*** Collected data ***
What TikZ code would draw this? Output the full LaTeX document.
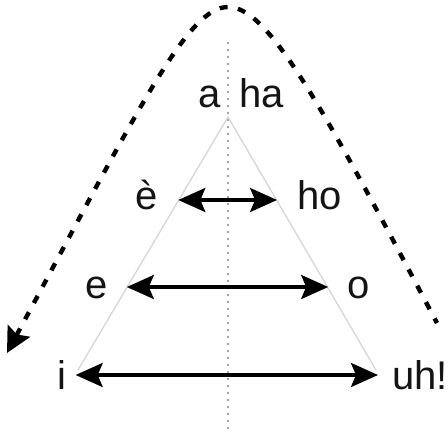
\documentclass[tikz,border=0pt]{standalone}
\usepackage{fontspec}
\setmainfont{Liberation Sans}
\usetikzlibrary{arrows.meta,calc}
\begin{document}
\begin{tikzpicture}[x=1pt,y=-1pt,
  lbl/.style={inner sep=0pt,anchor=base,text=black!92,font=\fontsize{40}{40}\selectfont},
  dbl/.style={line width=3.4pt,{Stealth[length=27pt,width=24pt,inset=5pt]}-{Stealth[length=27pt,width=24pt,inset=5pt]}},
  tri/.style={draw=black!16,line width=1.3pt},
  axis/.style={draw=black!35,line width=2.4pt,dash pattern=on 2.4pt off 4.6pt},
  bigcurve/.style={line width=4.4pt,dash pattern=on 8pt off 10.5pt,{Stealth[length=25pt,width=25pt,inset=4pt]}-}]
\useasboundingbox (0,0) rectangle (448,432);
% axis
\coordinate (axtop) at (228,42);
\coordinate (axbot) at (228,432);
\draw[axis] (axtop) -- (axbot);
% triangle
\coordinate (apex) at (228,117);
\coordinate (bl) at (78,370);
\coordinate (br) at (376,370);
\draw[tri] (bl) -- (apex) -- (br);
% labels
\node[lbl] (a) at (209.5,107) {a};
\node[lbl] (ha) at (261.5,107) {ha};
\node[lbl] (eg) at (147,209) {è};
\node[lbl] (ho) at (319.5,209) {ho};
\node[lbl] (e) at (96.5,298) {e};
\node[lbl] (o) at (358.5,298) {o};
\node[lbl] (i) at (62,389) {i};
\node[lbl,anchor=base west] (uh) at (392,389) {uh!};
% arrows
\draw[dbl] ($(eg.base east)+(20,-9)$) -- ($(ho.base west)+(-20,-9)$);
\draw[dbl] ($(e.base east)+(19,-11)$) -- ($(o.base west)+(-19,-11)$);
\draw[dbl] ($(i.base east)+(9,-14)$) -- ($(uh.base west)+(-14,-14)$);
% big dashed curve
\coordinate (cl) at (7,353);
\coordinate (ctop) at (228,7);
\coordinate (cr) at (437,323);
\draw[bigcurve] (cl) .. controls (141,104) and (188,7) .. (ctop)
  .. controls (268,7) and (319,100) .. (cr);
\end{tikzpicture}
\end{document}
***
Write the material out again exactly as it appears, dropping the pictures.

Exercise result:
What TikZ code would draw this? Output the full LaTeX document.
\documentclass[tikz,border=0pt]{standalone}
\usepackage{fontspec}
\setmainfont{Liberation Sans}
\usetikzlibrary{arrows.meta,calc}
\begin{document}
\begin{tikzpicture}[x=1pt,y=-1pt,
  lbl/.style={inner sep=0pt,anchor=base,text=black!92,font=\fontsize{40}{40}\selectfont},
  dbl/.style={line width=3.4pt,{Stealth[length=27pt,width=24pt,inset=5pt]}-{Stealth[length=27pt,width=24pt,inset=5pt]}},
  tri/.style={draw=black!16,line width=1.3pt},
  axis/.style={draw=black!35,line width=2.4pt,dash pattern=on 2.4pt off 4.6pt},
  bigcurve/.style={line width=4.4pt,dash pattern=on 8pt off 10.5pt,{Stealth[length=25pt,width=25pt,inset=4pt]}-}]
\useasboundingbox (0,0) rectangle (448,432);
% axis
\coordinate (axtop) at (228,42);
\coordinate (axbot) at (228,432);
\draw[axis] (axtop) -- (axbot);
% triangle
\coordinate (apex) at (228,117);
\coordinate (bl) at (78,370);
\coordinate (br) at (376,370);
\draw[tri] (bl) -- (apex) -- (br);
% labels
\node[lbl] (a) at (209.5,107) {a};
\node[lbl] (ha) at (261.5,107) {ha};
\node[lbl] (eg) at (147,209) {è};
\node[lbl] (ho) at (319.5,209) {ho};
\node[lbl] (e) at (96.5,298) {e};
\node[lbl] (o) at (358.5,298) {o};
\node[lbl] (i) at (62,389) {i};
\node[lbl,anchor=base west] (uh) at (392,389) {uh!};
% arrows
\draw[dbl] ($(eg.base east)+(20,-9)$) -- ($(ho.base west)+(-20,-9)$);
\draw[dbl] ($(e.base east)+(19,-11)$) -- ($(o.base west)+(-19,-11)$);
\draw[dbl] ($(i.base east)+(9,-14)$) -- ($(uh.base west)+(-14,-14)$);
% big dashed curve
\coordinate (cl) at (7,353);
\coordinate (ctop) at (228,7);
\coordinate (cr) at (437,323);
\draw[bigcurve] (cl) .. controls (141,104) and (188,7) .. (ctop)
  .. controls (268,7) and (319,100) .. (cr);
\end{tikzpicture}
\end{document}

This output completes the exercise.